• _PROBLEM TO SOLVE_: The lines from the top of the material below through the line containing "import plotly.graph_objects as go" are to be printed exactly, with pictures omitted.

********************

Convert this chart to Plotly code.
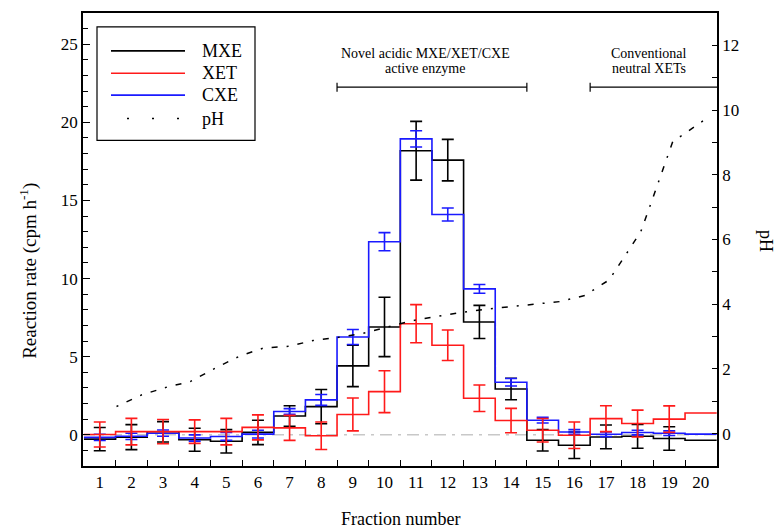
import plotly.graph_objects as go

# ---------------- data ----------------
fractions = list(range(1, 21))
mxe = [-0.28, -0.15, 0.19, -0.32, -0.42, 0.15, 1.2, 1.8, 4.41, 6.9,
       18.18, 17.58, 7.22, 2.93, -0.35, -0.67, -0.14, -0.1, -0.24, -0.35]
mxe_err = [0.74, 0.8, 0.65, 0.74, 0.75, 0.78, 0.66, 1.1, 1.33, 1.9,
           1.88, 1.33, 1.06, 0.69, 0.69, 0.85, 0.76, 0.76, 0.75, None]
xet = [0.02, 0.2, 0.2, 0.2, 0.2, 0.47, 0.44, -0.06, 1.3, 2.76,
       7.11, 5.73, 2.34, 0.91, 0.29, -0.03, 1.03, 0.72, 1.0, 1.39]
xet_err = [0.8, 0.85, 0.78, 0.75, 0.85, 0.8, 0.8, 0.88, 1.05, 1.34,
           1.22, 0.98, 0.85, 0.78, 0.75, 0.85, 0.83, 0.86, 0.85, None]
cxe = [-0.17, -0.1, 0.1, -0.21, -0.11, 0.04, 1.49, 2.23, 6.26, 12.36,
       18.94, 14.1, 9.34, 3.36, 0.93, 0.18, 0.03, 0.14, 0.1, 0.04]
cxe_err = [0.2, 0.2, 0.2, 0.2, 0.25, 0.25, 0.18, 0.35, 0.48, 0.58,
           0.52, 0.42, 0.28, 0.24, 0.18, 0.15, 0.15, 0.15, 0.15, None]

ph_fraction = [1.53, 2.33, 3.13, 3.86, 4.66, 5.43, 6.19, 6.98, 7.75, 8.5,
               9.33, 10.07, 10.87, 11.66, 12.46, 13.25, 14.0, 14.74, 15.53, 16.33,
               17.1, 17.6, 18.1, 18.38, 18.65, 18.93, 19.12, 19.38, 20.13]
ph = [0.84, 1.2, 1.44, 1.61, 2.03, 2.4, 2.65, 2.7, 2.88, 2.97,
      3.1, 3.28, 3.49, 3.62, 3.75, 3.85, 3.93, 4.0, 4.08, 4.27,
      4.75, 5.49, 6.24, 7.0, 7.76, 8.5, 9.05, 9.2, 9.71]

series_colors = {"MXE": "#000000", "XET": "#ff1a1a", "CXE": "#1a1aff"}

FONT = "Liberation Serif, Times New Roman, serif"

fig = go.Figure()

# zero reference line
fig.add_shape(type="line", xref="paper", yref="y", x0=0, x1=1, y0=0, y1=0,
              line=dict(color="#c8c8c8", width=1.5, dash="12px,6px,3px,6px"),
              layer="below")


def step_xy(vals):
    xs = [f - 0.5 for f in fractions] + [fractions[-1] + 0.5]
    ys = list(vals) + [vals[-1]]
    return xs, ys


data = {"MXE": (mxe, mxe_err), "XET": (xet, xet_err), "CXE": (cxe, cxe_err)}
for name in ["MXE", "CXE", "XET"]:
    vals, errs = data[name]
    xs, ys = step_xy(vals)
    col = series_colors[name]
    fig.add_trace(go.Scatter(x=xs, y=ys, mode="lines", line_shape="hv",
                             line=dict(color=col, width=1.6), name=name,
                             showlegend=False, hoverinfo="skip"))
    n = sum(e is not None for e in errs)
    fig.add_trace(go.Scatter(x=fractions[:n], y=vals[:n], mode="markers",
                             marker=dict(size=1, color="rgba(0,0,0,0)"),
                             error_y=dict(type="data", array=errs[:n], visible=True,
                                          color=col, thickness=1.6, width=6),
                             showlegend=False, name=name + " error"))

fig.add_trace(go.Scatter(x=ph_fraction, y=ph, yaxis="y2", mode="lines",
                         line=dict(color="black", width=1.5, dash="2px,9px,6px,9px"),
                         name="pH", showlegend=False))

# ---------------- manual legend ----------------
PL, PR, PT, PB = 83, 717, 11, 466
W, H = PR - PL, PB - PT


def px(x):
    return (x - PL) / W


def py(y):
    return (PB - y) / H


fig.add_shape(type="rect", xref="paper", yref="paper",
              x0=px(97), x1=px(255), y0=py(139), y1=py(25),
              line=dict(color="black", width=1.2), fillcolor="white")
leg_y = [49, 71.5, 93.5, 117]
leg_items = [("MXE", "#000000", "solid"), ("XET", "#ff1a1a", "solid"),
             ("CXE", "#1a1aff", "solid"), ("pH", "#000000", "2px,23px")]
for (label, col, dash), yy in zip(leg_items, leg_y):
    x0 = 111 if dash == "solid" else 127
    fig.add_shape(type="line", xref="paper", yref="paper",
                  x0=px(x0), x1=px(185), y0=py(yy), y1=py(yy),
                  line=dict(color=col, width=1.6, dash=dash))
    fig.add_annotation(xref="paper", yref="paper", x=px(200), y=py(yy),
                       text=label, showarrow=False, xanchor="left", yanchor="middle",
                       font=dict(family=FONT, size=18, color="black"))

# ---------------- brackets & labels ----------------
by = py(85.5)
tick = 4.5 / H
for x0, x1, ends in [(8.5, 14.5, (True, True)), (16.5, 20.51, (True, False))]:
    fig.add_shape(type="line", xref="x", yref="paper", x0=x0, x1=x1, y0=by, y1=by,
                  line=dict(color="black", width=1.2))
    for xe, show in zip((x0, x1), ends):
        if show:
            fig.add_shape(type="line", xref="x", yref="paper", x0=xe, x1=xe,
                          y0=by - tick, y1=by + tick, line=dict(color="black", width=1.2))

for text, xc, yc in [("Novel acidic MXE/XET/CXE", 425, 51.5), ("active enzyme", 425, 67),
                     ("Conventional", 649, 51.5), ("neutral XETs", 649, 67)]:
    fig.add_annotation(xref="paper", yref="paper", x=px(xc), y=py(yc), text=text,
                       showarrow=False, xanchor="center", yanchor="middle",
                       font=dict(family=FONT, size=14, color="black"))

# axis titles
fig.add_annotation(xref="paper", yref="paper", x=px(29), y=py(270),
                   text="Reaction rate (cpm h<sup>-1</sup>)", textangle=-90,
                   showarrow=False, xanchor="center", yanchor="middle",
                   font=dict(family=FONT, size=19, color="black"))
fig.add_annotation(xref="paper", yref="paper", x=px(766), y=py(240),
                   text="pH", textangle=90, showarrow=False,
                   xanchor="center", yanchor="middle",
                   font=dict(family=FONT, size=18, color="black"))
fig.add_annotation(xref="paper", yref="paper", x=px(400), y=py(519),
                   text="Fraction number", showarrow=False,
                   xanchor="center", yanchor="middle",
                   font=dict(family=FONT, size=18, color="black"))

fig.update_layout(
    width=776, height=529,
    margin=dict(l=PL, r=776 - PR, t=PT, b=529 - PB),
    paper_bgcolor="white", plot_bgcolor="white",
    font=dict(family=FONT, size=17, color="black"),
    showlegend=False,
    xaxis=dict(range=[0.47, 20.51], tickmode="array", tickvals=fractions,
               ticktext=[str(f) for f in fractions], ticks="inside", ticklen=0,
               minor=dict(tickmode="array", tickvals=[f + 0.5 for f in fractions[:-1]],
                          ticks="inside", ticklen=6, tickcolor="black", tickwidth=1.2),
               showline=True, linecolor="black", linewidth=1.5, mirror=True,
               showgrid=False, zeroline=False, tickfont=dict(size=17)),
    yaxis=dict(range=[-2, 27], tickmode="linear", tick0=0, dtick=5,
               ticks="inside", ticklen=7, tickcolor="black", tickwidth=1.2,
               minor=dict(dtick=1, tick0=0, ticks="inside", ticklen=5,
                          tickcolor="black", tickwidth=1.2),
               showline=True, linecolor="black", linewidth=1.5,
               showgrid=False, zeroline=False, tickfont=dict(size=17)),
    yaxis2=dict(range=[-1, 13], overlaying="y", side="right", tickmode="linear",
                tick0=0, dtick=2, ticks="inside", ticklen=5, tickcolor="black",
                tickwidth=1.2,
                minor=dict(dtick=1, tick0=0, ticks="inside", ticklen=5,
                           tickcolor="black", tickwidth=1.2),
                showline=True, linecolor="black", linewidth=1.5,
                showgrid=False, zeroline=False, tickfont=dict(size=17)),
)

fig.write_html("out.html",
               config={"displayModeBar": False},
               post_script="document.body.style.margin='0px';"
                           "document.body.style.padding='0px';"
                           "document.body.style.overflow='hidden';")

********************

• _FINISHED TASK_:
Convert this chart to Plotly code.
import plotly.graph_objects as go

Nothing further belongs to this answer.